Fly to Istanbul!
A city of many contrasts, where east meets west, Istanbul is a city steeped in history and showcases Asian and European influences not only in its ancient architecture but also in the modern eateries and coffee bars nearby.
Words: Kashu Dhakhwa
As I finally got down from the plane after an eight-hour flight from Kathmandu to Istanbul, I experienced the first breath of one of the most happening cities in Europe. It was freezing cold but so refreshing that I didn’t mind it at all. Istanbul has always been one of the cities that I wished to visit and it came as a pleasant surprise when Turkish Airlines sent me an invitation to visit their country.
The excitement of being in Istanbul was so intense that my colleagues and I were ready to visit the heart of modern Istanbul, Taksim Square, on the very first night of our arrival. When we reached there, the breeze had gotten even colder and it was then that I experienced my first diamond dust snow. But it wasn’t for long that the ice crystals fell upon us and we were able to walk around the streets of Taksim. It was an overwhelming experience starting from their local tram, neighborhood and shops that blended in so perfectly with the alleyways, buzzing with live Turkish music.
We spent the evening at Abbas Restaurant, enjoying all sorts of foods that were being offered on the tray menu. To top the dishes that included hummus, eggplants, fish and in particular calf’s liver, was raki, an anise alcoholic drink. As we enjoyed the food one after the other, we were also surrounded by musicians playing live music, who made us feel their loud presence with big smiles.
Waking up at 5 a.m. the next morning, the first thing I did was open the curtains to see how the city looked. To my happiness, the city was covered in white! What a sight. I opened the window, hurriedly took out my camera and clicked a few shots. The wind was so cold, I couldn’t feel my fingers, but I had no complains.
As the day passed quickly, the sun became bright enough for us to spend some time in the Florya Beach, strolling along the beach and walking around the Marmara Sea. The weather was perfect for taking photographs, drinking some chai and watching numerous Turkish Airlines planes flying over us.
We visited the Grand Bazaar, Hagia Sophia, the Blue Mosque and many other architectural masterpieces from the Ottoman, Byzantine and Roman times. On our final day, we went to visit old Istanbul, the main tourist drag. The famous Topkapi Palace was our first stop and what a place! The Palace is surrounded by courtyards and it has so much culture and history within it.
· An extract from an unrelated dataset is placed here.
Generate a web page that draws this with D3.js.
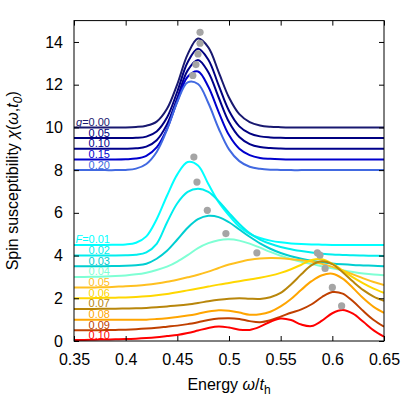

The museum collection included Ottoman clothing to weapons, armor, miniatures and fascinating manuscripts.
We then headed to Hagia Sophia, one of the greatest surviving examples of Byzantine architecture. Its interior is decorated with colorful mosaic and marble pillars and is full of great artistic works. The Sultan Ahmet Mosque (The Blue Mosque), which is right next to Hagia Sophia, is a top contender on my bucket list but sadly it was being renovated during our visit. However, I found a spot from Hagia Sophia from where I could see the Blue Mosque and spent a lot of time there, looking at the mosque from the window. It eventually served as a frame for me and will forever stay in my mind.
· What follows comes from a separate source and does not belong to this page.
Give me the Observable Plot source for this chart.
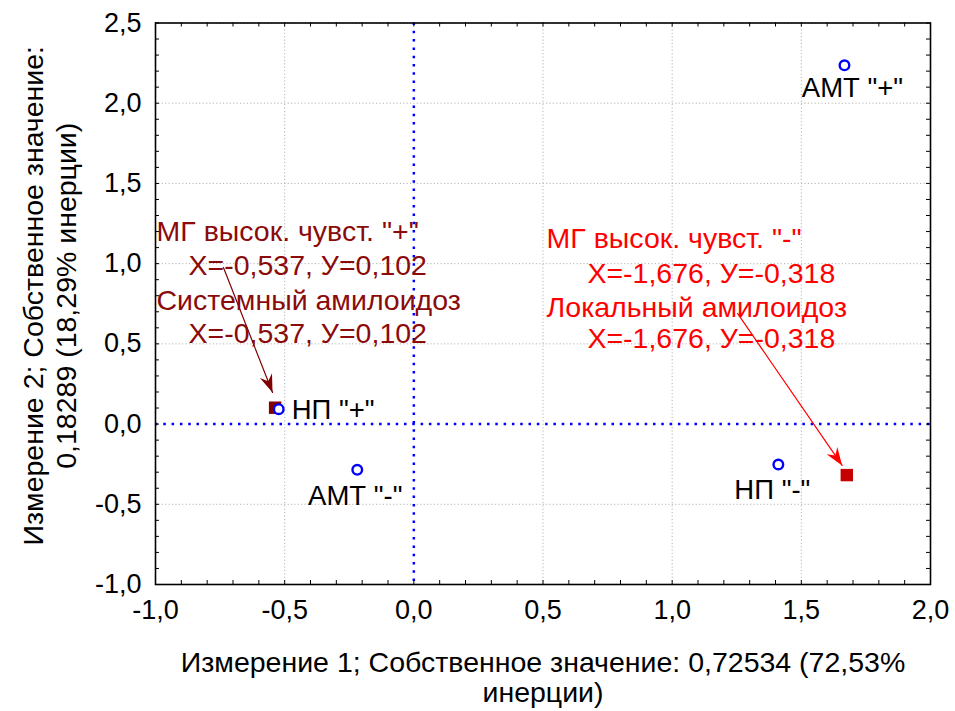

After all the sight-seeing and savoring of the best meatballs in town, we were up for some modern art and got to test our artistic side. The paper marbling was a pleasant surprise on our itinerary. The place was so homely that it was hard to leave it behind and move on. Having chai with the owner and listening to his stories and paintings only made us feel closer to their art and culture. At that point one realizes that Istanbul is a city of many contrasts, it is where east meets west, where Asia comes in contact with Europe and ancient architecture is found right next to modern eateries and coffee bars.
Towards the end of the day we were given a tour of Istanbul's mythical shopping market, the Grand Bazaar, one of the largest and oldest covered markets in the world, with 61 covered streets and over 3,000 shops. The Grand Bazaar had exotic perfumes, spices, jewelry, textiles, baklavas and so much authentic goods are sold here every day, that it isn't called the ‘Treasure Chest’ of Istanbul for no reason. It is a dream world for shopaholics.
To end the day on a more intimate note, we were invited for dinner at a local resident’s house. This was an opportunity to experience Turkish hospitality with Turkish home-cooked food. All that food in my stomach and I just couldn’t stop eating more, it was so delicious. I had my last chai in Istanbul that night and it was pretty much a fulfilling one.